China's Premier Wen Jiabao cut the country's growth target to 7.5 percent for 2012 in a bid to find leeway for promised economic and welfare reforms while delivering stability ahead of a leadership transition later this year.

Speaking at China's annual parliamentary session, Wen unveiled the growth estimate for the year that lowered the longstanding goal of 8 percent annual growth, a move well-anticipated by investors who were expecting a focus on economic rebalancing and defusing price pressures.

We aim to promote steady and robust economic development, keep prices stable, and guard against financial risks by keeping the total money and credit supply at an appropriate level, and taking a cautious and flexible approach, Wen said in his annual work report to the National People's Congress (NPC).

The premier named expanding consumer demand as his first priority for 2012, when the ruling Communist Party must also navigate a leadership handover that will send him and President Hu Jintao into retirement.

We will improve policies that encourage consumption, Wen told nearly 3,000 delegates of the Communist Party-controlled legislature, gathered under the harsh lights and high ceilings of the Great Hall of the People.

We will vigorously adjust income distribution, increase the incomes of low- and middle-income groups, and enhance people's ability to consume, said Wen.

Wen's annual state of the nation report to the parliament echoed with the institutional and social barriers that the government must overcome to achieve a more balanced economy that shares more wealth with hundreds of millions of ordinary farmers and migrant workers.

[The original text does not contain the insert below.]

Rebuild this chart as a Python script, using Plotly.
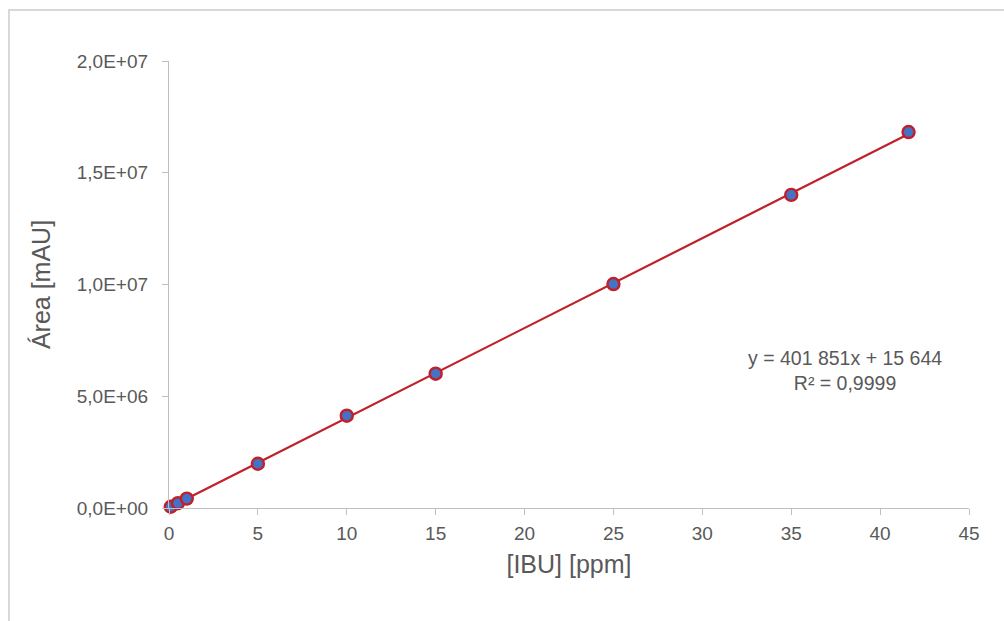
import plotly.graph_objects as go

# Calibration data: ibuprofen concentration vs. peak area
conc_ppm = [0.1, 0.5, 1, 5, 10, 15, 25, 35, 41.6]
area_mau = [55000, 215000, 420000, 1980000, 4130000, 6010000, 10020000, 14010000, 16820000]

# Linear fit reported on the chart
slope = 401851
intercept = 15644
r_squared_label = "R² = 0,9999"
equation_label = "y = 401 851x + 15 644"

x_ticks = [0, 5, 10, 15, 20, 25, 30, 35, 40, 45]
y_ticks = [0, 5e6, 1e7, 1.5e7, 2e7]
y_tick_text = ["0,0E+00", "5,0E+06", "1,0E+07", "1,5E+07", "2,0E+07"]

W, H = 1004, 621
ML, MR, MT, MB = 169, 35, 61, 113

fit_x = [min(conc_ppm), max(conc_ppm)]
fit_y = [slope * v + intercept for v in fit_x]

text_color = "#595959"
axis_color = "#BFBFBF"
font_family = "Liberation Sans, Arial, sans-serif"

fig = go.Figure()

fig.add_trace(go.Scatter(
    x=fit_x, y=fit_y, mode="lines",
    line=dict(color="#C0202A", width=2.2),
    showlegend=False, hoverinfo="skip", cliponaxis=False,
))

fig.add_trace(go.Scatter(
    x=conc_ppm, y=area_mau, mode="markers",
    marker=dict(size=12, color="#4472C4", line=dict(color="#C0202A", width=2.4)),
    showlegend=False, hoverinfo="x+y", cliponaxis=False,
))

# outer chart frame (pixel positions converted to paper coordinates)
pw, ph = W - ML - MR, H - MT - MB
def px_to_paper_x(px):
    return (px - ML) / pw
def px_to_paper_y(py):
    return (H - MB - py) / ph

fig.add_shape(
    type="rect", xref="paper", yref="paper",
    x0=px_to_paper_x(9), x1=px_to_paper_x(1100),
    y0=px_to_paper_y(700), y1=px_to_paper_y(10),
    line=dict(color="#D9D9D9", width=2), fillcolor="rgba(0,0,0,0)", layer="below",
)

fig.add_annotation(
    x=px_to_paper_x(845), y=px_to_paper_y(370), xref="paper", yref="paper",
    xanchor="center", yanchor="middle",
    text=equation_label + "<br>" + r_squared_label, showarrow=False,
    align="center", font=dict(size=19.5, color=text_color, family=font_family),
)

fig.update_layout(
    width=W, height=H,
    margin=dict(l=ML, r=MR, t=MT, b=MB),
    paper_bgcolor="white", plot_bgcolor="white",
    font=dict(family=font_family, color=text_color, size=19),
    xaxis=dict(
        range=[0, 45], tickvals=x_ticks, ticktext=[str(v) for v in x_ticks],
        showgrid=False, zeroline=False, showline=True, linecolor=axis_color, linewidth=1.3,
        ticks="outside", ticklen=6, tickcolor=axis_color, tickwidth=1.3,
        tickfont=dict(size=19, color=text_color), ticklabelstandoff=2,
        title=dict(text="[IBU] [ppm]", font=dict(size=25, color=text_color), standoff=12),
    ),
    yaxis=dict(
        range=[0, 2e7], tickvals=y_ticks, ticktext=y_tick_text,
        showgrid=False, zeroline=False, showline=True, linecolor=axis_color, linewidth=1.3,
        ticks="outside", ticklen=6, tickcolor=axis_color, tickwidth=1.3,
        tickfont=dict(size=19, color=text_color), ticklabelstandoff=10,
        title=dict(text="Área [mAU]", font=dict(size=25, color=text_color), standoff=18),
    ),
)

fig.write_html("out.html")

The Communist Party will install a new cohort of leaders by the end of 2012, and Wen and Hu will step down as premier and president at the national parliament session early next year.

They have vowed to wean the economy off dependence on exports, smoke-stack industries and government-backed infrastructure, and promote balanced growth that will elevate the incomes and spending of farmers and workers.

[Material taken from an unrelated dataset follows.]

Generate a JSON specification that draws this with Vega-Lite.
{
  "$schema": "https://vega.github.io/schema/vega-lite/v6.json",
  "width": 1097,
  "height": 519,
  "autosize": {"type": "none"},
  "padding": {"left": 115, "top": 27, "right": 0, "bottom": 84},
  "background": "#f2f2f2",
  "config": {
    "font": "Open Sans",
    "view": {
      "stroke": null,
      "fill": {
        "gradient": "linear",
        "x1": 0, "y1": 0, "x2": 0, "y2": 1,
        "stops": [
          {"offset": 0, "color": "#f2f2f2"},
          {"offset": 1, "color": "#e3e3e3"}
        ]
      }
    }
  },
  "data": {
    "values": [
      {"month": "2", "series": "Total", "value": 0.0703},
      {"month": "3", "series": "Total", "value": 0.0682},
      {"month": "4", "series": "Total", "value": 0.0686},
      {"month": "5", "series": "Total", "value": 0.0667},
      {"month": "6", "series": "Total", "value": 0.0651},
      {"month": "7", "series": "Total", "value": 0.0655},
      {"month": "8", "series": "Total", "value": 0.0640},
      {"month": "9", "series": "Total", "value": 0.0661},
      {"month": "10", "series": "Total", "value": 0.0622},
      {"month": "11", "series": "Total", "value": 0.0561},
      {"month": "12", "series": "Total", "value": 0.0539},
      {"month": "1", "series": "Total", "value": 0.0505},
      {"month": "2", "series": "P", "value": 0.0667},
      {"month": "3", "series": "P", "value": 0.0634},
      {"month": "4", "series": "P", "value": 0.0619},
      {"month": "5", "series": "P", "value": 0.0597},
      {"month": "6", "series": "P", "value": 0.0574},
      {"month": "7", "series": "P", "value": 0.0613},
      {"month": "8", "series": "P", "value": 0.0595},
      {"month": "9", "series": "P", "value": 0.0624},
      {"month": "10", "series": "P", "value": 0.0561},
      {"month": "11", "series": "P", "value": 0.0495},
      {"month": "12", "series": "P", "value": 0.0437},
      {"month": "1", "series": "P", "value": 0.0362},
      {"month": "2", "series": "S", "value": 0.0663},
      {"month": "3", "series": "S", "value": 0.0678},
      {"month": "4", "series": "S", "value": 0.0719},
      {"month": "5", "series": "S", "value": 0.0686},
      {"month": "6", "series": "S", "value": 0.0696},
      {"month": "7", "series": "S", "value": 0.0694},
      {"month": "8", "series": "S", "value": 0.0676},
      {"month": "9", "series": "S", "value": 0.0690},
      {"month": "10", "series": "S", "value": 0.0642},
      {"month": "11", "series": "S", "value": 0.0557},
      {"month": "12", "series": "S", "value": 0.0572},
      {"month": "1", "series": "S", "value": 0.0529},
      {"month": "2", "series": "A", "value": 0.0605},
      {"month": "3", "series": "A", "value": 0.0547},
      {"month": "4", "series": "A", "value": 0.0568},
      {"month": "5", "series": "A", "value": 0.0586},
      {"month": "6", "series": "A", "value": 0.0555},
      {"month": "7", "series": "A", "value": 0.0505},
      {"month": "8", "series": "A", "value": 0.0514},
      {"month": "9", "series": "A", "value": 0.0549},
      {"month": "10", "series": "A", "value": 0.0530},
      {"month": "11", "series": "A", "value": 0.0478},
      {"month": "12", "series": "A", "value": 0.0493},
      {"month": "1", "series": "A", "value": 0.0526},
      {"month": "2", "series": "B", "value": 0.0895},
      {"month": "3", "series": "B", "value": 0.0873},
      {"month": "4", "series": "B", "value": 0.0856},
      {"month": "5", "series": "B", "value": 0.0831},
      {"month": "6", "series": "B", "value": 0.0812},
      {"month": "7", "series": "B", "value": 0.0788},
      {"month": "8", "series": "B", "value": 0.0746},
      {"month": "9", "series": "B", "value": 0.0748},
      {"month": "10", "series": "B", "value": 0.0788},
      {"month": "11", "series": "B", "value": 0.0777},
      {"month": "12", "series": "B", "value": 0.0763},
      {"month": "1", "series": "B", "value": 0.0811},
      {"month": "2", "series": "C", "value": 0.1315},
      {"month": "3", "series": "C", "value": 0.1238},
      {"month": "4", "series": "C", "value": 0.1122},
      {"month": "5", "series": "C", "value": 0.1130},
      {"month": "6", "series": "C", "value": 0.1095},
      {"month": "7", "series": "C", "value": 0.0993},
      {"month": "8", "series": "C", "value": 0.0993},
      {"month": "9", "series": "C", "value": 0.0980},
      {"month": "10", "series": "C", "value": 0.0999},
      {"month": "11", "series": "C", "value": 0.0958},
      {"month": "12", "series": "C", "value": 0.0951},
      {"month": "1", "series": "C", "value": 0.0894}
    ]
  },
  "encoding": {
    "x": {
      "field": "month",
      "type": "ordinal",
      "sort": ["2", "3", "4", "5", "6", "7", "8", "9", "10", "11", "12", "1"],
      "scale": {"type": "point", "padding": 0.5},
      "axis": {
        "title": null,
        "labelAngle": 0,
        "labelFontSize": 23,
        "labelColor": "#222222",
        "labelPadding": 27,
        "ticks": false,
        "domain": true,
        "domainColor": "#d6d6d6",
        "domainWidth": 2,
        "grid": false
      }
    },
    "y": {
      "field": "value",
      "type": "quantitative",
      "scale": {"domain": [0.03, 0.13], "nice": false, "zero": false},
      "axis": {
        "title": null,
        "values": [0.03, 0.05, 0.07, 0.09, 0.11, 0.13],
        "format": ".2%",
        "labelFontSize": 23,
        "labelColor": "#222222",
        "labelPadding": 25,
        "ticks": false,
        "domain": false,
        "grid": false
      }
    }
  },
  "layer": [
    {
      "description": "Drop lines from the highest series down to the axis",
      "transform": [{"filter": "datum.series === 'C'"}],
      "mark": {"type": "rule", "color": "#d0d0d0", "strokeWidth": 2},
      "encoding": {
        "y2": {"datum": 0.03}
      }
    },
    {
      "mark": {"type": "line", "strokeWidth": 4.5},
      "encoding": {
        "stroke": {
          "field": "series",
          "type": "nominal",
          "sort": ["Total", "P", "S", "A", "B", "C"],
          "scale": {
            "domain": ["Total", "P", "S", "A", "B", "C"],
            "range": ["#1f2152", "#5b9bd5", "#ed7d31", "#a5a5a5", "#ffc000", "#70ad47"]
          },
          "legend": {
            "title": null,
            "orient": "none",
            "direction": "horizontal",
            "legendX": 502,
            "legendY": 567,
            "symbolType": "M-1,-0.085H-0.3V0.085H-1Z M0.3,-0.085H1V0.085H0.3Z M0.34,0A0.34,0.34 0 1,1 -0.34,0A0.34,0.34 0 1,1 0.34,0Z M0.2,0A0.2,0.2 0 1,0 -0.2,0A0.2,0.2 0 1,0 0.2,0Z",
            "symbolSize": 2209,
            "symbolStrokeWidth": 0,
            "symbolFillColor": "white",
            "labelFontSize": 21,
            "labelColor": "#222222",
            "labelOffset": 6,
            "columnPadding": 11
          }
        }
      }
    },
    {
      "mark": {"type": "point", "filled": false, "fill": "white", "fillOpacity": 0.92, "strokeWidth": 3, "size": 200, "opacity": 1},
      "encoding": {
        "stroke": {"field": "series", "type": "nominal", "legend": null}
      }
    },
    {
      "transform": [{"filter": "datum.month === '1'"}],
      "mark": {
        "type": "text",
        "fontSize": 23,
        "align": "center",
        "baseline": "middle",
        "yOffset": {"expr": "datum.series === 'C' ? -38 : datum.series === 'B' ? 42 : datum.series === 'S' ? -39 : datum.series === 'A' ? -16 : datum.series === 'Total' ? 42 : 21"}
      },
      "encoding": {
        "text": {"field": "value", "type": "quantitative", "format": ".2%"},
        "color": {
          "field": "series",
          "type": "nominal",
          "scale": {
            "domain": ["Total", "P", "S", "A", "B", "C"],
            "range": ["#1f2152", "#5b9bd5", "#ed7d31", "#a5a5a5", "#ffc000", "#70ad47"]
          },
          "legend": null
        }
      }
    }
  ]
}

Sources had earlier indicated to Reuters that the growth target would be cut to 7.5 percent.

If growth comes in at that level it would be lowest since 1990. In reality, the target operates more as a bar to get over, with the 8 percent target set in the previous eight years being comfortably exceeded in each of them -- including during the fallout from the 2008/09 financial crisis.

ECONOMIC, REFORM ANXIETIES

But their last year in power has shuddered with anxieties about inflation, a feverish property market, local government debt, stubborn inequality and a host of social strains from protesting villages to ethnic tensions in western regions.

The NPC is likely to bring into focus a deepening worry that Hu and Wen have squandered their chance for reform because of fears of instability ahead of the leadership transition.

When they hand over power in late autumn, China could be headed for its slowest full year of growth since Hu and Wen took office a decade ago. The economy ended 2011 with its slackest quarter of growth in 2-1/2-years at 8.9 percent.

Wen set a target for inflation at about 4 percent for the year, in line with the target set in 2011, saying that the government would work to prevent a rebound in prices in 2012. Inflation remained stubbornly above official targets in every month of last year.

Wen also pledged to curb speculative demand in the property market, and said the yuan would be kept basically stable with strengthened two-way flexibility in the closely managed exchange rate.

We will strictly implement and gradually improve policies and measures for discouraging speculative- or investment-driven housing demand, build on progress made in regulating the real estate market, and bring property prices down to a reasonable level, he said.

He said the government would defuse rising local government debt, regarded by many investors as the key risk to fiscal sustainability with about 10.7 trillion yuan ($1.7 trillion) owed by local governments, according to government figures at the end of 2010.

We will strengthen supervision of local government debt and guard against risks. We will further investigate and regulate financing companies run by local governments, Wen said.

The fiscal deficit was targeted at 1.5 percent of GDP, up from the 1.1 percent of GDP that was delivered in 2011.

Wen and Hu, both 69, are approaching the end of their decade in power, an era in which China steamed through the global financial crisis and grew into the world's second biggest economy after the United States.